Public Water for Sale: How Canada Will Privatize Our Public Water Systems

The federal, provincial and territorial governments in Canada are currently negotiating a Comprehensive Economic and Trade Agreement (CETA) with the European Union that presents a serious threat to Canada’s public water systems.  I have written about the threat of CETA before but now that the federal election is drawing closer we need to be vigilant in pressing our local MPs about this issue.  My previous concern was that this trade pact would open up municipal jobs to the European private sector.  It gets worse.
in solidarity – Alex
Read the Executive Summary – the full report is linked.  Public Water for Sale: How Canada will Privatize Our Public Water Systems

The federal, provincial and territorial governments in Canada are currently negotiating a Comprehensive Economic and Trade Agreement (CETA) with the European Union that presents a serious threat to Canada’s public water systems. At the request of Europe’s large private water companies, the provinces and territories are considering including drinking water and wastewater services in their CETA commitments. EU negotiators are also asking that Canada’s municipalities and their water utilities be included in a chapter on public procurement. Initial provincial-territorial offers in services, procurement and investment will be sent to the European Commission early in January 2011.

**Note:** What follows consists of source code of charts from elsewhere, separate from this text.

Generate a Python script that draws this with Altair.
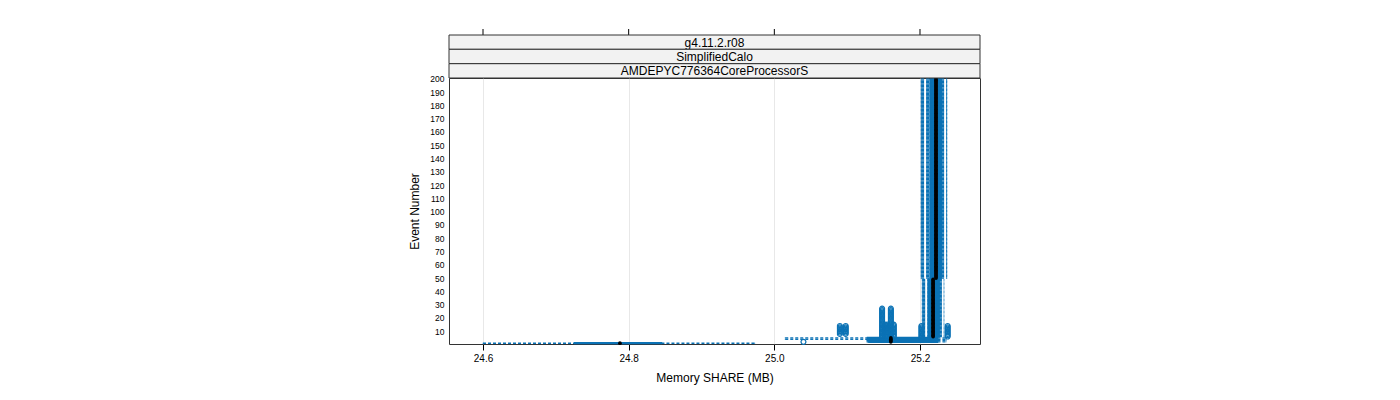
import altair as alt
import pandas as pd

# ---- data -----------------------------------------------------------------
# box statistics, given for runs of event numbers that share the same values
grp_first = [1, 2, 4, 6, 50]
grp_last = [1, 3, 5, 49, 200]
grp_lo = [24.600, 25.127, 25.015, 25.203, 25.2015]
grp_q1 = [24.726, 25.130, 25.128, 25.212, 25.214]
grp_med = [24.788, 25.160, 25.160, 25.218, 25.222]
grp_q3 = [24.845, 25.224, 25.224, 25.226, 25.229]
grp_hi = [24.973, 25.236, 25.236, 25.233, 25.237]

# outliers (open circles), given for runs of event numbers
out_first = [2, 8, 8, 5, 5, 6, 6, 6, 4, 6]
out_last = [2, 14, 14, 27, 27, 15, 15, 15, 14, 14]
out_value = [25.040, 25.090, 25.098, 25.148, 25.160, 25.152, 25.155, 25.164, 25.202, 25.238]

x_ticks = [24.6, 24.8, 25.0, 25.2]
y_ticks = list(range(10, 201, 10))
strip_labels = ["g4.11.2.r08", "SimplifiedCalo", "AMDEPYC776364CoreProcessorS"]

# ---- tables -----------------------------------------------------------------
rows = []
for f, l, lo, q1, md, q3, hi in zip(grp_first, grp_last, grp_lo, grp_q1, grp_med, grp_q3, grp_hi):
    for ev in range(f, l + 1):
        rows.append(dict(event=ev, ylo=ev - 0.25, yhi=ev + 0.25,
                         lo=lo, q1=q1, med=md, q3=q3, hi=hi))
box = pd.DataFrame(rows)

orows = []
for f, l, v in zip(out_first, out_last, out_value):
    for ev in range(f, l + 1):
        orows.append(dict(event=ev, value=v))
outl = pd.DataFrame(orows)

W, H = 531, 266
BLUE = "#0b72b5"
FONT = "Liberation Sans"

xscale = alt.Scale(domain=[24.5533, 25.2824], nice=False, zero=False)
yscale = alt.Scale(domain=[0.4, 200.6], nice=False, zero=False)

xaxis = alt.Axis(values=x_ticks, format=".1f", title="Memory SHARE (MB)",
                 grid=True, gridColor="#e8e8e8", domain=False,
                 tickSize=6, tickColor="#000", labelFontSize=10, labelPadding=3,
                 labelFont=FONT, titleFont=FONT, titleFontSize=12,
                 titleFontWeight="normal", titlePadding=9, labelColor="#000", titleColor="#000")
yaxis = alt.Axis(values=y_ticks, format="d", title="Event Number", grid=False, domain=False,
                 ticks=False, labelFontSize=8.5, labelPadding=5, labelFont=FONT,
                 labelOverlap=False, labelBound=False, labelFlush=False,
                 titleFont=FONT, titleFontSize=12, titleFontWeight="normal",
                 titlePadding=8, labelColor="#000", titleColor="#000")


def X(f):
    return alt.X(f, scale=xscale, axis=xaxis)


def Y(f):
    return alt.Y(f, scale=yscale, axis=yaxis)


base = alt.Chart(box)

wl = base.mark_rule(color=BLUE, strokeWidth=1.4, strokeDash=[3, 2]).encode(
    x=X("lo:Q"), x2="q1:Q", y=Y("event:Q"))
wr = base.mark_rule(color=BLUE, strokeWidth=1.4, strokeDash=[3, 2]).encode(
    x=X("q3:Q"), x2="hi:Q", y=Y("event:Q"))
capl = base.mark_rule(color=BLUE, strokeWidth=1).encode(
    x=X("lo:Q"), y=Y("ylo:Q"), y2="yhi:Q")
capr = base.mark_rule(color=BLUE, strokeWidth=1).encode(
    x=X("hi:Q"), y=Y("ylo:Q"), y2="yhi:Q")
rect = base.mark_rect(fillOpacity=0, stroke=BLUE, strokeWidth=1.6).encode(
    x=X("q1:Q"), x2="q3:Q", y=Y("ylo:Q"), y2="yhi:Q")
pts = alt.Chart(outl).mark_point(shape="circle", filled=False, size=24,
                                 color=BLUE, strokeWidth=1.2, opacity=1).encode(
    x=X("value:Q"), y=Y("event:Q"))
med = base.mark_circle(color="#000", size=14, opacity=1).encode(
    x=X("med:Q"), y=Y("event:Q"))

# top tick marks above the strips
topticks = alt.Chart(pd.DataFrame({"t": x_ticks})).mark_rule(color="#000").encode(
    x=X("t:Q"), y=alt.value(-49), y2=alt.value(-43))

# strips
strip_layers = []
tops = [-43, -28.7, -14.3]
for i, lab in enumerate(strip_labels):
    d = pd.DataFrame({"label": [lab]})
    t = tops[i]
    b = t + 14.3
    strip_layers.append(alt.Chart(d).mark_rect(fill="#f2f2f2", stroke="#333", strokeWidth=1).encode(
        x=alt.value(0), x2=alt.value(W), y=alt.value(t), y2=alt.value(b)))
    strip_layers.append(alt.Chart(d).mark_text(font=FONT, fontSize=12, color="#000",
                                               baseline="middle", align="center").encode(
        x=alt.value(W / 2), y=alt.value((t + b) / 2 + 0.5), text="label:N"))

chart = alt.layer(wl, wr, capl, capr, rect, pts, med, topticks, *strip_layers).properties(
    width=W, height=H,
    autosize=alt.AutoSizeParams(type="none"),
    padding={"left": 449, "top": 78, "right": 420, "bottom": 56},
).configure_view(stroke="#333", strokeWidth=1).configure_axisY(labelOverlap=False)

chart.save("out.html", embed_options={"renderer": "svg", "actions": False})
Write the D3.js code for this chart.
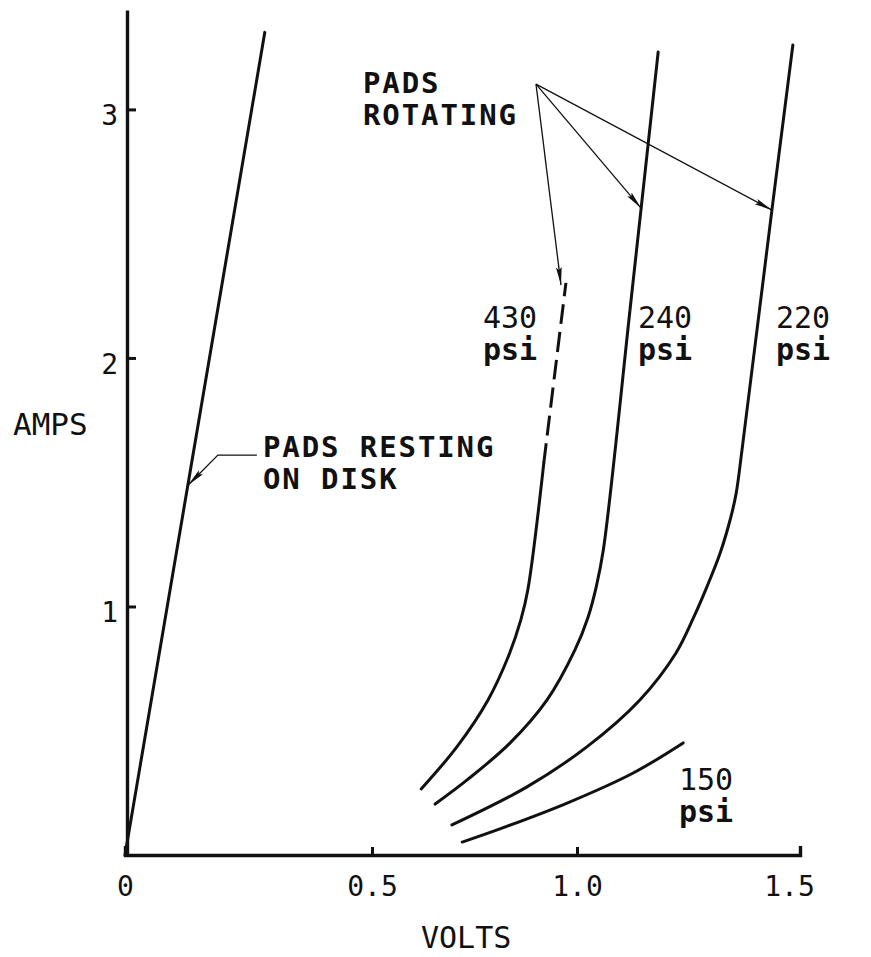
<!DOCTYPE html>
<html>
<head>
<meta charset="utf-8">
<script src="https://d3js.org/d3.v7.min.js"></script>
<style>
  body { margin: 0; background: #fff; }
  text { font-family: "DejaVu Sans Mono", monospace; fill: #111; }
</style>
</head>
<body>
<script>
// [volts, amps]
var resting = [[0, 0], [0.283, 3.31]];
var psi430 = [[0.620, 0.266], [0.707, 0.435], [0.783, 0.624], [0.834, 0.805], [0.863, 0.946],
              [0.880, 1.066], [0.919, 1.577]];
var psi430Dash = [[0.919, 1.577], [0.946, 1.940], [0.973, 2.302]];
var psi240 = [[0.654, 0.205], [0.732, 0.302], [0.837, 0.451], [0.927, 0.624], [0.995, 0.825],
              [1.025, 0.958], [1.043, 1.078], [1.059, 1.227], [1.121, 2.229], [1.182, 3.231]];
var psi220 = [[0.695, 0.121], [0.878, 0.274], [1.022, 0.435], [1.141, 0.624], [1.222, 0.813],
              [1.262, 0.958], [1.291, 1.078], [1.321, 1.215], [1.345, 1.360], [1.357, 1.457],
              [1.370, 1.630], [1.437, 2.595], [1.484, 3.259]];
var psi150 = [[0.720, 0.052], [0.812, 0.105], [0.976, 0.209], [1.126, 0.330], [1.238, 0.451]];

var xTicks = [0, 0.5, 1.0, 1.5];
var xTickLabels = ['0', '0.5', '1.0', '1.5'];
var yTicks = [1, 2, 3];

// arrow annotations, also in volts/amps
var rotApex = [0.900, 3.102];
var rotTargets = [[0.961, 2.293], [1.1435, 2.603], [1.437, 2.595]];
var restLeader = [[0.267, 1.609], [0.188, 1.609], [0.128, 1.489]];

var W = 871, H = 957;

// hand drawn axis is not quite even, so the x scale goes through the tick marks
var x = d3.scaleLinear().domain([0, 0.5, 1, 1.5]).range([125, 372, 577, 800]);
var y = d3.scaleLinear().domain([0, 3.4]).range([855, 10]);

var svg = d3.select('body').append('svg').attr('width', W).attr('height', H);

svg.append('defs').append('marker')
  .attr('id', 'head')
  .attr('markerUnits', 'userSpaceOnUse')
  .attr('markerWidth', 19).attr('markerHeight', 9)
  .attr('refX', 18).attr('refY', 4.5)
  .attr('orient', 'auto')
  .append('path').attr('d', 'M0,1.6 L18,4.5 L0,7.4 L3,4.5 Z').attr('fill', '#111');

// axes
var xAxis = d3.axisBottom(x).tickValues(xTicks)
  .tickFormat(function (d, i) { return xTickLabels[i]; })
  .tickSizeInner(-8).tickSizeOuter(-9).tickPadding(21);
var gx = svg.append('g').attr('transform', 'translate(0,' + y(0) + ')').call(xAxis)
  .attr('font-family', '"DejaVu Sans Mono", monospace').attr('font-size', 28);
gx.select('.domain').attr('stroke', '#111').attr('stroke-width', 3.4);
gx.selectAll('.tick line').attr('stroke', '#111').attr('stroke-width', 3);
gx.selectAll('.tick text').attr('fill', '#111')
  .attr('dx', function (d, i) { return i === xTicks.length - 1 ? -11 : 0; });

var yAxis = d3.axisLeft(y).tickValues(yTicks).tickFormat(d3.format('d'))
  .tickSizeInner(-9).tickSizeOuter(0).tickPadding(9);
var gy = svg.append('g').attr('transform', 'translate(' + (x(0) + 2) + ',0)').call(yAxis)
  .attr('font-family', '"DejaVu Sans Mono", monospace').attr('font-size', 28);
gy.select('.domain').attr('stroke', '#111').attr('stroke-width', 3.4);
gy.selectAll('.tick line').attr('stroke', '#111').attr('stroke-width', 3);
gy.selectAll('.tick text').attr('fill', '#111').attr('dy', '0.55em');

// curves
var line = d3.line().x(function (d) { return x(d[0]); }).y(function (d) { return y(d[1]); })
  .curve(d3.curveCatmullRom.alpha(0.5));

[resting, psi430, psi240, psi220, psi150].forEach(function (s) {
  svg.append('path').datum(s).attr('d', line)
    .attr('fill', 'none').attr('stroke', '#111').attr('stroke-width', 3)
    .attr('stroke-linecap', 'round');
});
svg.append('path').datum(psi430Dash).attr('d', line)
  .attr('fill', 'none').attr('stroke', '#111').attr('stroke-width', 3)
  .attr('stroke-dasharray', '20,8');

// pointers
var straight = d3.line().x(function (d) { return x(d[0]); }).y(function (d) { return y(d[1]); });
rotTargets.forEach(function (t) {
  svg.append('path').datum([rotApex, t]).attr('d', straight)
    .attr('fill', 'none').attr('stroke', '#111').attr('stroke-width', 1.3)
    .attr('marker-end', 'url(#head)');
});
svg.append('path').datum(restLeader).attr('d', straight)
  .attr('fill', 'none').attr('stroke', '#111').attr('stroke-width', 1.3)
  .attr('marker-end', 'url(#head)');

// labels (two-line ones as one text with tspans)
function label(lines, px, py, size, weights, gap, spacing) {
  var t = svg.append('text').attr('x', px).attr('y', py).attr('font-size', size)
    .attr('letter-spacing', spacing || 0);
  lines.forEach(function (s, i) {
    t.append('tspan').attr('x', px).attr('dy', i === 0 ? 0 : gap)
      .attr('font-weight', weights[i] || 'normal').text(s);
  });
}
label(['AMPS'], 13, 435, 31, []);
label(['VOLTS'], 421, 948, 30, []);
label(['PADS RESTING', 'ON DISK'], 263, 457, 29, ['bold', 'bold'], 32, 1.9);
label(['PADS', 'ROTATING'], 363, 93, 29, ['bold', 'bold'], 32, 1.9);
label(['430', 'psi'], 483, 328, 30, ['normal', 'bold'], 32);
label(['240', 'psi'], 638, 328, 30, ['normal', 'bold'], 32);
label(['220', 'psi'], 776, 328, 30, ['normal', 'bold'], 32);
label(['150', 'psi'], 679, 790, 30, ['normal', 'bold'], 32);
</script>
</body>
</html>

If CETA is negotiated on these terms, it would be the first time that Canada has allowed our drinking water to be fully covered under a trade treaty and the first instance that a trade agreement has covered municipal procurement of water services. The services and procurement commitments proposed in CETA would be protected by strong investor rights. The effect of these rights as they relate to the services and procurement provisions would be to lock in existing private water contracts, restrict how local governments regulate the activity and investment of private water companies, and to encourage more private sector involvement in a number of public service sectors, including water.
The federal, provincial and territorial governments are being asked to make these commitments to the EU during what has been described as an infrastructure crisis in Canada. Municipalities and First Nations communities are under pressure to upgrade aging water facilities, and to meet new environmental and safety legislation without access to proper financial resources. At least $31 billion is needed to cover the cost of the facility upgrades, and the estimated cost of the new sanitation regulations is $20 billion. Not surprisingly, the private water industry sees leaky pipes as an opportunity to increase its role in water delivery and treatment. Existing government programs, including the Building Canada Plan, and funding initiatives under Public Private Partnerships Canada (PPP Canada Inc.), encourage privatization as a condition of receiving federal money for municipal infrastructure projects.
Experiments with privatization have failed all over the world, and a growing trend in Europe, the United States and Latin America is toward remunicipalization (or de-privatization) of private and P3 water projects. Time and again, partial or full privatization of water systems has been a disaster; accountability disappears, water rates go up, workers are laid off, service levels decline. Once public revenues are transformed into private profits remunicipalization will become next to impossible under the services, investment and procurement rules set out in CETA. There are no economic or social gains from agreeing to the EU requests as they relate to water services. There are only unnecessary and costly risks to Canada’s municipalities and First Nations.
Provincial, territorial and municipal governments must take immediate action to protect Canada’s public water systems from decay and privatization. As one of the wealthiest countries in the world, solving the infrastructure crisis in municipalities and First Nations communities is a matter of political will, not adequate funding. First, government procurement and trade-in-services commitments related to water systems must be rejected in CETA. Provincial and territorial governments must work with municipalities and the federal government to develop a public funding plan to upgrade Canada’s neglected water infrastructure. Finally, all levels of government must be transparent with Canadians about the effect that CETA will have on the provision of public services and development of social policy. They should seek informed consent from Canadians on what provisions a trade agreement with the EU should and should not include.